_TASK TO CARRY OUT_
Scan the material that follows. Copy every line containing the word "React".

START

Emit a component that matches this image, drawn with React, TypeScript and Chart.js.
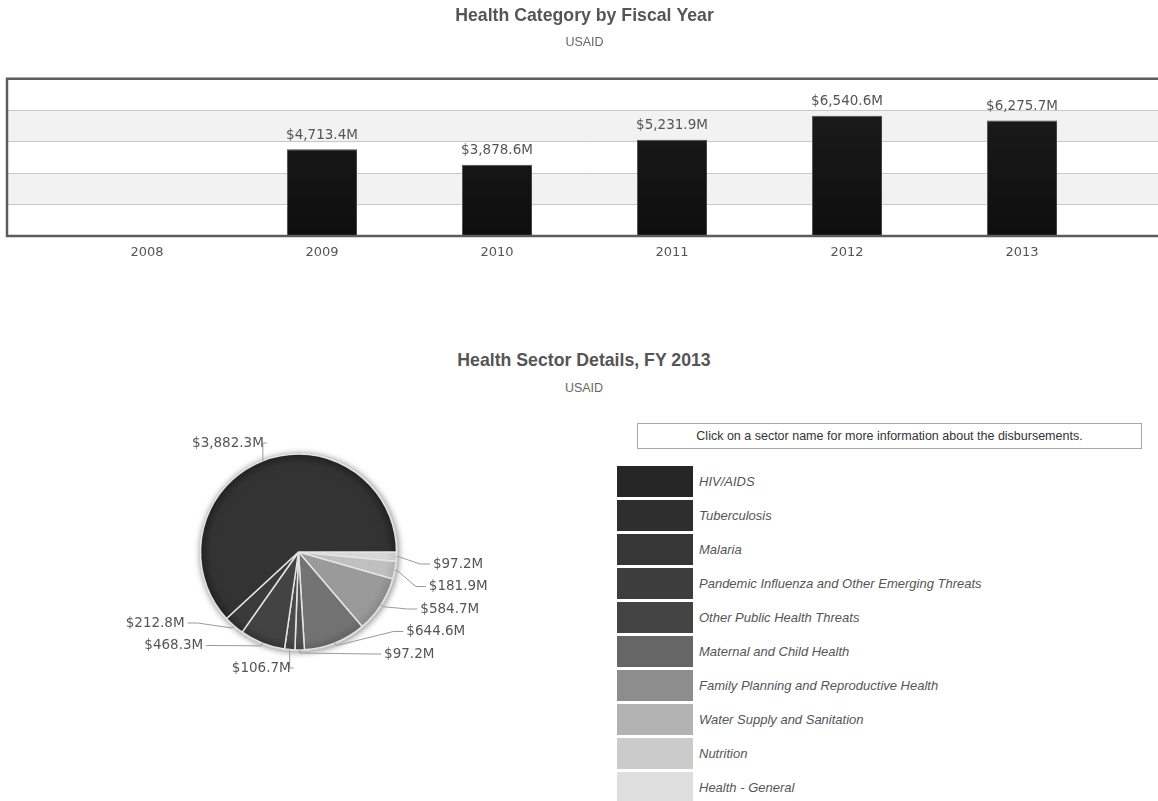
import React, { useEffect, useRef } from "react";
import { Chart, registerables } from "chart.js";

Chart.register(...registerables);

// ---------- data ----------
const fiscalYears = [2008, 2009, 2010, 2011, 2012, 2013];
const healthTotals: (number | null)[] = [null, 4713.4, 3878.6, 5231.9, 6540.6, 6275.7];

const sectorNames = [
  "HIV/AIDS",
  "Tuberculosis",
  "Malaria",
  "Pandemic Influenza and Other Emerging Threats",
  "Other Public Health Threats",
  "Maternal and Child Health",
  "Family Planning and Reproductive Health",
  "Water Supply and Sanitation",
  "Nutrition",
  "Health - General",
];
const sectorValues = [3882.3, 212.8, 468.3, 106.7, 97.2, 644.6, 584.7, 181.9, 97.2, 0];
const sectorColors = [
  "#262626", "#2e2e2e", "#363636", "#3d3d3d", "#444444",
  "#666666", "#8d8d8d", "#b3b3b3", "#cbcbcb", "#dedede",
];

// axis ranges
const X_MIN = 2007.2;
const X_MAX = 2013.8;
const Y_MAX = 8550;
const PIE_R = 98;

const SANS = "'Liberation Sans', Arial, sans-serif";
const VERD = "'DejaVu Sans', Verdana, sans-serif";

const fmt = (v: number) =>
  "$" + v.toLocaleString("en-US", { minimumFractionDigits: 1, maximumFractionDigits: 1 }) + "M";

function shade(hex: string, amt: number) {
  const n = parseInt(hex.slice(1), 16);
  const c = (v: number) => Math.max(0, Math.min(255, v + amt));
  const r = c((n >> 16) & 255), g = c((n >> 8) & 255), b = c(n & 255);
  return `rgb(${r},${g},${b})`;
}

// ---------- bar chart plugins ----------
const barDecor = {
  id: "barDecor",
  beforeDraw(chart: any) {
    const { ctx, chartArea } = chart;
    const y = chart.scales.y;
    const ticks = y.ticks;
    ctx.save();
    ctx.fillStyle = "#f2f2f2";
    for (let i = 1; i < ticks.length - 1; i += 2) {
      const a = y.getPixelForValue(ticks[i].value);
      const b = y.getPixelForValue(ticks[i + 1].value);
      ctx.fillRect(chartArea.left, b, chartArea.right - chartArea.left, a - b);
    }
    ctx.restore();
  },
  beforeDatasetsDraw(chart: any) {
    const ctx = chart.ctx;
    ctx.save();
    ctx.shadowColor = "rgba(0,0,0,0.35)";
    ctx.shadowBlur = 4;
    ctx.shadowOffsetX = 2;
    ctx.shadowOffsetY = 1;
  },
  afterDatasetsDraw(chart: any) {
    const ctx = chart.ctx;
    ctx.restore();
    const meta = chart.getDatasetMeta(0);
    ctx.save();
    ctx.font = `13.5px ${VERD}`;
    ctx.fillStyle = "#555";
    ctx.textAlign = "center";
    ctx.textBaseline = "middle";
    meta.data.forEach((el: any, i: number) => {
      const v = healthTotals[i];
      if (v == null) return;
      ctx.fillText(fmt(v), el.x, el.y - 14);
    });
    ctx.restore();
  },
  afterDraw(chart: any) {
    const { ctx, chartArea } = chart;
    ctx.save();
    ctx.strokeStyle = "#5c5c5c";
    ctx.lineWidth = 2.5;
    ctx.strokeRect(chartArea.left, chartArea.top, chartArea.right - chartArea.left, chartArea.bottom - chartArea.top);
    ctx.restore();
  },
};

// ---------- pie label plugin ----------
const pieValues = [...sectorValues].reverse();
const pieColors = [...sectorColors].reverse();
const pieNames = [...sectorNames].reverse();

const pieDecor = {
  id: "pieDecor",
  beforeDatasetsDraw(chart: any) {
    const { ctx, chartArea } = chart;
    const cx = (chartArea.left + chartArea.right) / 2;
    const cy = (chartArea.top + chartArea.bottom) / 2;
    ctx.save();
    ctx.shadowColor = "rgba(0,0,0,0.45)";
    ctx.shadowBlur = 6;
    ctx.shadowOffsetX = 1;
    ctx.shadowOffsetY = 1;
    ctx.fillStyle = "#cfcfcf";
    ctx.beginPath();
    ctx.arc(cx, cy, PIE_R + 1.5, 0, Math.PI * 2);
    ctx.fill();
    ctx.restore();
  },
  afterDatasetsDraw(chart: any) {
    const { ctx } = chart;
    const meta = chart.getDatasetMeta(0);
    const H = 22.5, GAP = 32;
    type Item = { i: number; side: number; target: number; y: number; ex: number; ey: number; px: number; py: number; mid: number };
    const items: Item[] = [];
    let cx = 0, cy = 0, r = PIE_R;
    meta.data.forEach((arc: any, i: number) => {
      const v = pieValues[i];
      const p = arc.getProps(["x", "y", "startAngle", "endAngle", "outerRadius"], true);
      cx = p.x; cy = p.y; r = p.outerRadius;
      if (!v) return;
      const mid = (p.startAngle + p.endAngle) / 2;
      const side = Math.cos(mid) >= 0 ? 1 : -1;
      items.push({
        i, side, mid,
        target: cy + (r + 30) * Math.sin(mid),
        y: 0,
        ex: cx + r * Math.cos(mid),
        ey: cy + r * Math.sin(mid),
        px: cx + (r + 3) * Math.cos(mid),
        py: cy + (r + 3) * Math.sin(mid),
      });
    });
    const distribute = (list: Item[], minY: number, maxY: number) => {
      list.sort((a, b) => a.target - b.target);
      let groups = list.map((it) => ({ items: [it], sum: it.target }));
      const start = (g: any) => {
        const n = g.items.length;
        let s = g.sum / n - ((n - 1) * H) / 2;
        s = Math.min(s, maxY - (n - 1) * H);
        s = Math.max(s, minY);
        return s;
      };
      let changed = true;
      while (changed) {
        changed = false;
        for (let k = 0; k < groups.length - 1; k++) {
          const a = groups[k], b = groups[k + 1];
          const aEnd = start(a) + (a.items.length - 1) * H;
          if (start(b) - aEnd < GAP) {
            groups.splice(k, 2, { items: [...a.items, ...b.items], sum: a.sum + b.sum });
            changed = true;
            break;
          }
        }
      }
      groups.forEach((g) => {
        const s = start(g);
        g.items.forEach((it, j) => (it.y = s + j * H));
      });
    };
    distribute(items.filter((it) => it.side > 0), cy - r - 11, cy + r + 4);
    distribute(items.filter((it) => it.side < 0), cy - r - 11, cy + r + 18);

    ctx.save();
    ctx.font = `13.5px ${VERD}`;
    ctx.fillStyle = "#555";
    ctx.strokeStyle = "#9a9a9a";
    ctx.lineWidth = 1;
    ctx.textBaseline = "middle";
    const xR = r + 32;
    items.forEach((it) => {
      const dy = it.y - cy;
      const s = it.side;
      ctx.beginPath();
      let ax: number;
      if (Math.abs(dy) > r + 5) {
        ax = it.ex - 6 * s;
        ctx.moveTo(ax + 2 * s, it.y);
        ctx.lineTo(it.ex, it.y);
        ctx.lineTo(it.ex, it.ey);
      } else {
        ax = cx + s * Math.sqrt(Math.max(0, xR * xR - dy * dy));
        ctx.moveTo(ax + 2 * s, it.y);
        ctx.lineTo(ax - 8 * s, it.y);
        ctx.lineTo(it.px, it.py);
        ctx.lineTo(it.ex, it.ey);
      }
      ctx.stroke();
      ctx.textAlign = s > 0 ? "left" : "right";
      ctx.fillText(fmt(pieValues[it.i]), ax + 5 * s, it.y);
    });
    ctx.restore();
  },
};

export default function App() {
  const barRef = useRef<HTMLCanvasElement>(null);
  const pieRef = useRef<HTMLCanvasElement>(null);

  useEffect(() => {
    const bar = new Chart(barRef.current as HTMLCanvasElement, {
      type: "bar",
      data: {
        datasets: [
          {
            data: fiscalYears.map((x, i) => ({ x, y: healthTotals[i] })) as any,
            barPercentage: 0.4,
            categoryPercentage: 1,
            borderColor: "#5a5a5a",
            borderWidth: 1,
            backgroundColor: (c: any) => {
              const area = c.chart.chartArea;
              if (!area) return "#161616";
              const g = c.chart.ctx.createLinearGradient(0, area.top, 0, area.bottom);
              g.addColorStop(0, "#1e1e1e");
              g.addColorStop(1, "#0e0e0e");
              return g;
            },
          },
        ],
      },
      options: {
        responsive: false,
        animation: false,
        layout: { padding: { left: 7, right: 2, top: 0, bottom: 0 } },
        plugins: {
          legend: { display: false },
          tooltip: { enabled: false },
          title: {
            display: true,
            text: "Health Category by Fiscal Year",
            color: "#555",
            font: { family: SANS, size: 17.7, weight: "bold", lineHeight: 1.2 },
            padding: { top: 5, bottom: 0 },
          },
          subtitle: {
            display: true,
            text: "USAID",
            color: "#666",
            font: { family: SANS, size: 12.5, lineHeight: 1.2 },
            padding: { top: 9, bottom: 28.5 },
          },
        },
        scales: {
          x: {
            type: "linear",
            min: X_MIN,
            max: X_MAX,
            offset: false,
            grid: { display: false, drawTicks: false },
            border: { display: false },
            ticks: {
              stepSize: 1,
              includeBounds: false,
              autoSkip: false,
              maxRotation: 0,
              padding: 8.5,
              color: "#555",
              font: { family: VERD, size: 13 },
              callback: (v: any) => String(v),
            },
            afterBuildTicks: (s: any) => {
              s.ticks = fiscalYears.map((v) => ({ value: v }));
            },
            afterFit: (s: any) => {
              s.height = 40;
            },
          },
          y: {
            min: 0,
            max: Y_MAX,
            ticks: { display: false, count: 6 },
            grid: { color: "#c8c8c8", drawTicks: false, lineWidth: 1 },
            border: { display: false },
            afterFit: (s: any) => {
              s.width = 0;
            },
          },
        },
      } as any,
      plugins: [barDecor],
    });

    const pie = new Chart(pieRef.current as HTMLCanvasElement, {
      type: "pie",
      data: {
        labels: pieNames,
        datasets: [
          {
            data: pieValues,
            borderColor: "#e4e4e4",
            borderWidth: 1.5,
            backgroundColor: (c: any) => {
              const base = pieColors[c.dataIndex] || "#888888";
              const area = c.chart.chartArea;
              if (!area) return base;
              const cx = (area.left + area.right) / 2;
              const cy = (area.top + area.bottom) / 2;
              const g = c.chart.ctx.createRadialGradient(cx, cy, 0, cx, cy, PIE_R);
              g.addColorStop(0, shade(base, 14));
              g.addColorStop(0.9, shade(base, 12));
              g.addColorStop(1, shade(base, -4));
              return g;
            },
          },
        ],
      },
      options: {
        responsive: false,
        animation: false,
        rotation: 90,
        radius: PIE_R,
        layout: { padding: 0 },
        plugins: { legend: { display: false }, tooltip: { enabled: false } },
      } as any,
      plugins: [pieDecor],
    });

    return () => {
      bar.destroy();
      pie.destroy();
    };
  }, []);

  return (
    <div
      style={{
        position: "absolute",
        left: 0,
        top: 0,
        width: 1158,
        height: 801,
        overflow: "hidden",
        background: "#fff",
      }}
    >
      <canvas ref={barRef} width={1164} height={276} style={{ position: "absolute", left: 0, top: 0 }} />
      <div
        style={{
          position: "absolute",
          left: 0,
          top: 347,
          width: 1168,
          textAlign: "center",
          fontFamily: SANS,
          fontWeight: "bold",
          fontSize: 17.7,
          lineHeight: "26px",
          color: "#555",
        }}
      >
        Health Sector Details, FY 2013
      </div>
      <div
        style={{
          position: "absolute",
          left: 0,
          top: 379,
          width: 1168,
          textAlign: "center",
          fontFamily: SANS,
          fontSize: 12.5,
          lineHeight: "18px",
          color: "#666",
        }}
      >
        USAID
      </div>
      <canvas ref={pieRef} width={597} height={304} style={{ position: "absolute", left: 0, top: 400 }} />
      <div
        style={{
          position: "absolute",
          left: 637,
          top: 423,
          width: 503,
          height: 24,
          border: "1px solid #a8a8a8",
          fontFamily: SANS,
          fontSize: 12.5,
          lineHeight: "24px",
          textAlign: "center",
          color: "#333",
          whiteSpace: "nowrap",
        }}
      >
        Click on a sector name for more information about the disbursements.
      </div>
      {sectorNames.map((name, i) => (
        <div
          key={name}
          style={{ position: "absolute", left: 617, top: 466 + i * 34, height: 31, display: "flex", alignItems: "center" }}
        >
          <div style={{ width: 76, height: 31, background: sectorColors[i] }} />
          <span
            style={{
              marginLeft: 6,
              fontFamily: SANS,
              fontStyle: "italic",
              fontSize: 13,
              color: "#555",
              whiteSpace: "nowrap",
            }}
          >
            {name}
          </span>
        </div>
      ))}
    </div>
  );
}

END

_RESULT BELOW_
Emit a component that matches this image, drawn with React, TypeScript and Chart.js.
import React, { useEffect, useRef } from "react";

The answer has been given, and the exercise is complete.